Pietro Battiston wrote:
Logging an "exclude" file is - in my intentions - particularly related to xml dumps; I don't want to download again all the pages of a dump that I already know I won't change.
That said, I must admit I wondered when I found xml dump page generator is in replace.py instead than in pagegenerators.py. Is there a motivation? This too could be a general feature.
More specifically, the "exclude" logging feature may be general, but in the replace.py case (but maybe in general too) I think it should evolve to provide separate logging for:
- pages fixed or automatically skipped because they where already fixed
- pages skipped manually because replace doesn't apply
For example, if I use replace.py with a dump and then get a new dump, I'll delete log 1), but I'll want to keep, in most cases, log 2).

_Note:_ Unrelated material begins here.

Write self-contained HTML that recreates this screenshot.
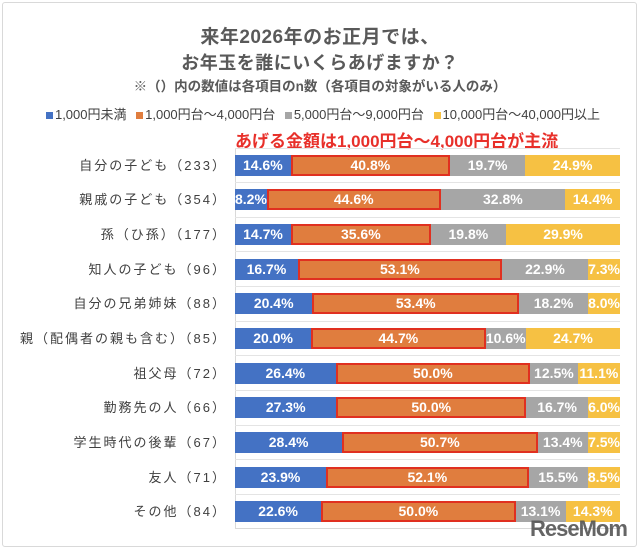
<!DOCTYPE html>
<html><head><meta charset="utf-8"><style>
body{margin:0;width:640px;height:549px;background:#fff;font-family:"Liberation Sans","Noto Sans CJK JP",sans-serif;position:relative;overflow:hidden}
.frame{position:absolute;left:2px;top:2px;width:633px;height:543px;border:1px solid #d9d9d9;border-radius:3px}
.t{position:absolute;left:0;width:640px;text-align:center;color:#595959;font-weight:bold;white-space:nowrap}
.leg{position:absolute;top:104px;left:0;width:640px;text-align:center;font-size:13px;color:#404040;white-space:nowrap}
.leg span.s{display:inline-block;width:7px;height:7px;margin:0 2px 0 6px}
.ann{position:absolute;left:235px;top:127px;font-size:17px;font-weight:bold;color:#e8302a;white-space:nowrap}
.plot{position:absolute;left:235px;top:148px;width:385px;height:380px;border-left:1px solid #d9d9d9;border-bottom:1px solid #d9d9d9}
.row{position:absolute;left:235px;width:385px;height:21px;display:flex}
.row div{height:21px;line-height:21px;color:#fff;font-size:14px;font-weight:bold;text-align:center;box-sizing:border-box;overflow:visible;white-space:nowrap}
.b{background:#4472c4}.o{background:#e07d3e;border:2px solid #e03020;line-height:17px!important}.g{background:#a6a6a6}.y{background:#f6c143}
.lab{position:absolute;right:413px;font-size:13px;color:#404040;letter-spacing:2px;white-space:nowrap;line-height:21px}
.gl{position:absolute;left:235px;width:385px;height:1px;background:#e4e4e4}
</style></head><body>
<div class="frame"></div>
<div class="t" style="top:22px;font-size:19px;letter-spacing:0.5px">来年2026年のお正月では、</div>
<div class="t" style="top:49px;font-size:18px;letter-spacing:0.5px">お年玉を誰にいくらあげますか？</div>
<div class="t" style="top:75px;font-size:13.5px">※（）内の数値は各項目のn数（各項目の対象がいる人のみ）</div>
<div class="leg"><span class="s" style="background:#4472c4"></span>1,000円未満 <span class="s" style="background:#e07d3e"></span>1,000円台～4,000円台 <span class="s" style="background:#a6a6a6"></span>5,000円台～9,000円台 <span class="s" style="background:#f6c143"></span>10,000円台～40,000円以上</div>
<div class="ann">あげる金額は1,000円台～4,000円台が主流</div>
<div class="plot"></div>
<div class="gl" style="top:148px"></div><div class="gl" style="top:182px"></div><div class="gl" style="top:217px"></div><div class="gl" style="top:251px"></div><div class="gl" style="top:286px"></div><div class="gl" style="top:321px"></div><div class="gl" style="top:355px"></div><div class="gl" style="top:390px"></div><div class="gl" style="top:425px"></div><div class="gl" style="top:459px"></div><div class="gl" style="top:494px"></div>

<div class="lab" style="top:155px">自分の子ども（233）</div>
<div class="row" style="top:155px"><div class="b" style="flex:14.6">14.6%</div><div class="o" style="flex:40.8">40.8%</div><div class="g" style="flex:19.7">19.7%</div><div class="y" style="flex:24.9">24.9%</div></div>
<div class="lab" style="top:189px">親戚の子ども（354）</div>
<div class="row" style="top:189px"><div class="b" style="flex:8.2">8.2%</div><div class="o" style="flex:44.6">44.6%</div><div class="g" style="flex:32.8">32.8%</div><div class="y" style="flex:14.4">14.4%</div></div>
<div class="lab" style="top:224px">孫（ひ孫）（177）</div>
<div class="row" style="top:224px"><div class="b" style="flex:14.7">14.7%</div><div class="o" style="flex:35.6">35.6%</div><div class="g" style="flex:19.8">19.8%</div><div class="y" style="flex:29.9">29.9%</div></div>
<div class="lab" style="top:259px">知人の子ども（96）</div>
<div class="row" style="top:259px"><div class="b" style="flex:16.7">16.7%</div><div class="o" style="flex:53.1">53.1%</div><div class="g" style="flex:22.9">22.9%</div><div class="y" style="flex:7.3">7.3%</div></div>
<div class="lab" style="top:293px">自分の兄弟姉妹（88）</div>
<div class="row" style="top:293px"><div class="b" style="flex:20.4">20.4%</div><div class="o" style="flex:53.4">53.4%</div><div class="g" style="flex:18.2">18.2%</div><div class="y" style="flex:8.0">8.0%</div></div>
<div class="lab" style="top:328px">親（配偶者の親も含む）（85）</div>
<div class="row" style="top:328px"><div class="b" style="flex:20.0">20.0%</div><div class="o" style="flex:44.7">44.7%</div><div class="g" style="flex:10.6">10.6%</div><div class="y" style="flex:24.7">24.7%</div></div>
<div class="lab" style="top:363px">祖父母（72）</div>
<div class="row" style="top:363px"><div class="b" style="flex:26.4">26.4%</div><div class="o" style="flex:50.0">50.0%</div><div class="g" style="flex:12.5">12.5%</div><div class="y" style="flex:11.1">11.1%</div></div>
<div class="lab" style="top:397px">勤務先の人（66）</div>
<div class="row" style="top:397px"><div class="b" style="flex:27.3">27.3%</div><div class="o" style="flex:50.0">50.0%</div><div class="g" style="flex:16.7">16.7%</div><div class="y" style="flex:6.0">6.0%</div></div>
<div class="lab" style="top:432px">学生時代の後輩（67）</div>
<div class="row" style="top:432px"><div class="b" style="flex:28.4">28.4%</div><div class="o" style="flex:50.7">50.7%</div><div class="g" style="flex:13.4">13.4%</div><div class="y" style="flex:7.5">7.5%</div></div>
<div class="lab" style="top:467px">友人（71）</div>
<div class="row" style="top:467px"><div class="b" style="flex:23.9">23.9%</div><div class="o" style="flex:52.1">52.1%</div><div class="g" style="flex:15.5">15.5%</div><div class="y" style="flex:8.5">8.5%</div></div>
<div class="lab" style="top:501px">その他（84）</div>
<div class="row" style="top:501px"><div class="b" style="flex:22.6">22.6%</div><div class="o" style="flex:50.0">50.0%</div><div class="g" style="flex:13.1">13.1%</div><div class="y" style="flex:14.3">14.3%</div></div>

<div style="position:absolute;left:530px;top:516px;font-size:22px;font-weight:bold;color:#555;letter-spacing:-1px;opacity:.9">ReseMom</div>
</body></html>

Inserting in wikipedia.py this stuff is maybe redundant for many bots, but I don't think it could be a bad idea. When I find time, I'll write a better patch (xml or still plaintext?).
Pietro Battiston
About log 1, it should probably be a "start" (or "xmlstart" or so if it conflicts with another parameter) parameter instead - "start from this page in the XML dump" - or "-continue" like interwiki.py (which requires logging). About log 2, these pages should probably contain some enhanced "NoBot" template (don't replace this and that) in the wiki.